GIVEN INSTRUCTION: Omit pictures and quote the listing below line by line, from its start through the line that holds "const GRID = '#a8a8a8';".

::: GIVEN DATA

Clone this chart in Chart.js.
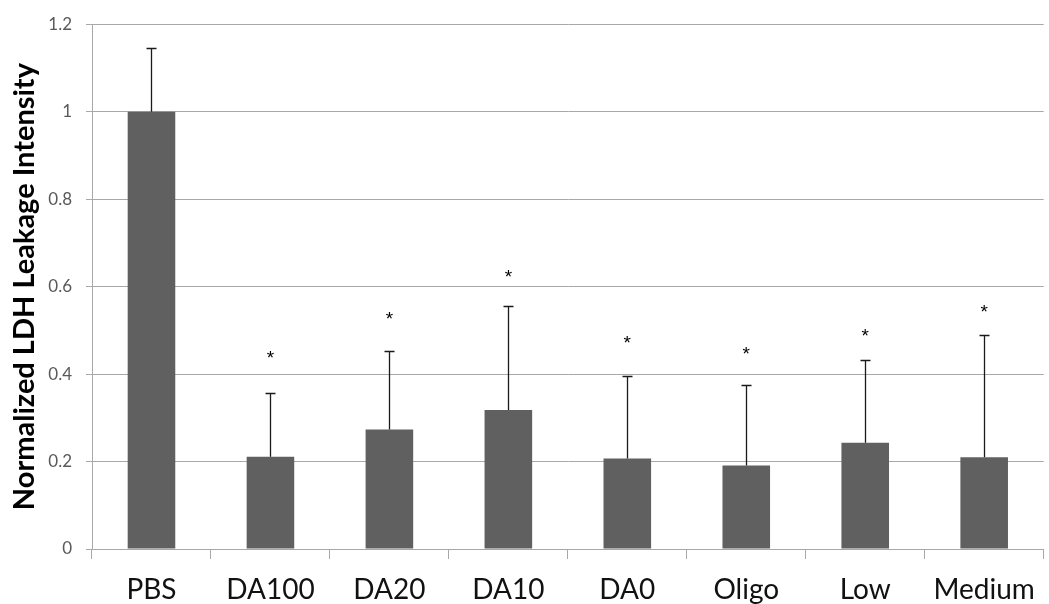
<!DOCTYPE html>
<html>
<head>
<meta charset="utf-8">
<script src="https://cdn.jsdelivr.net/npm/chart.js@4/dist/chart.umd.min.js"></script>
<style>
  html, body { margin: 0; padding: 0; background: #fff; }
  #wrap { width: 1049px; height: 604px; }
</style>
</head>
<body>
<div id="wrap"><canvas id="chart"></canvas></div>
<script>
// data
const groups = ['PBS', 'DA100', 'DA20', 'DA10', 'DA0', 'Oligo', 'Low', 'Medium'];
const means = [1.0, 0.211, 0.273, 0.318, 0.207, 0.191, 0.243, 0.21];
const errUp = [0.145, 0.146, 0.179, 0.237, 0.188, 0.184, 0.189, 0.28];
// height (in y units) where the significance star sits; null = none
const starAt = [null, 0.445, 0.534, 0.63, 0.48, 0.455, 0.497, 0.55];

const BAR = '#606060';
const GRID = '#a8a8a8';

// error bars (upper only) + asterisks
const errorBars = {
  id: 'errorBars',
  afterDatasetsDraw(chart) {
    const ctx = chart.ctx;
    const meta = chart.getDatasetMeta(0);
    const y = chart.scales.y;
    ctx.save();
    ctx.strokeStyle = '#1a1a1a';
    ctx.lineWidth = 1.3;
    meta.data.forEach((bar, i) => {
      const x = Math.round(bar.x) + 0.5;
      const y0 = y.getPixelForValue(means[i]);
      const y1 = Math.round(y.getPixelForValue(means[i] + errUp[i])) + 0.5;
      ctx.beginPath();
      ctx.moveTo(x, y0);
      ctx.lineTo(x, y1);
      ctx.moveTo(x - 5, y1);
      ctx.lineTo(x + 5, y1);
      ctx.stroke();
    });
    ctx.fillStyle = '#000';
    ctx.font = '19px "Liberation Sans"';
    ctx.textAlign = 'center';
    ctx.textBaseline = 'alphabetic';
    meta.data.forEach((bar, i) => {
      if (starAt[i] == null) return;
      ctx.fillText('*', bar.x, y.getPixelForValue(starAt[i]) + 10);
    });
    ctx.restore();
  }
};

new Chart(document.getElementById('chart'), {
  type: 'bar',
  data: {
    labels: groups,
    datasets: [{
      data: means,
      backgroundColor: BAR,
      borderWidth: 0,
      categoryPercentage: 0.8,
      barPercentage: 0.5
    }]
  },
  options: {
    responsive: true,
    maintainAspectRatio: false,
    animation: false,
    layout: { padding: { top: 4, right: 2, left: 0, bottom: 0 } },
    plugins: {
      legend: { display: false },
      tooltip: { enabled: false }
    },
    scales: {
      x: {
        offset: true,
        grid: {
          offset: true,
          drawOnChartArea: false,
          color: GRID,
          tickLength: 10
        },
        border: { color: GRID },
        ticks: {
          color: '#111',
          padding: 14,
          maxRotation: 0,
          font: { family: 'Lato', size: 28 }
        },
        afterFit(scale) { scale.height = 55; }
      },
      y: {
        min: 0,
        max: 1.2,
        grid: { color: GRID, tickLength: 6 },
        border: { color: GRID },
        ticks: {
          stepSize: 0.2,
          color: '#595959',
          padding: 14,
          font: { family: 'Lato', size: 17 },
          callback: v => String(Math.round(v * 10) / 10)
        },
        title: {
          display: true,
          text: 'Normalized LDH Leakage Intensity',
          color: '#000',
          padding: { top: 7, bottom: 0 },
          font: { family: 'Lato', size: 29, weight: 'bold' }
        },
        afterFit(scale) { scale.width = 92; }
      }
    }
  },
  plugins: [errorBars]
});
</script>
</body>
</html>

::::::

THE SOLUTION:
Clone this chart in Chart.js.
<!DOCTYPE html>
<html>
<head>
<meta charset="utf-8">
<script src="https://cdn.jsdelivr.net/npm/chart.js@4/dist/chart.umd.min.js"></script>
<style>
  html, body { margin: 0; padding: 0; background: #fff; }
  #wrap { width: 1049px; height: 604px; }
</style>
</head>
<body>
<div id="wrap"><canvas id="chart"></canvas></div>
<script>
// data
const groups = ['PBS', 'DA100', 'DA20', 'DA10', 'DA0', 'Oligo', 'Low', 'Medium'];
const means = [1.0, 0.211, 0.273, 0.318, 0.207, 0.191, 0.243, 0.21];
const errUp = [0.145, 0.146, 0.179, 0.237, 0.188, 0.184, 0.189, 0.28];
// height (in y units) where the significance star sits; null = none
const starAt = [null, 0.445, 0.534, 0.63, 0.48, 0.455, 0.497, 0.55];

const BAR = '#606060';
const GRID = '#a8a8a8';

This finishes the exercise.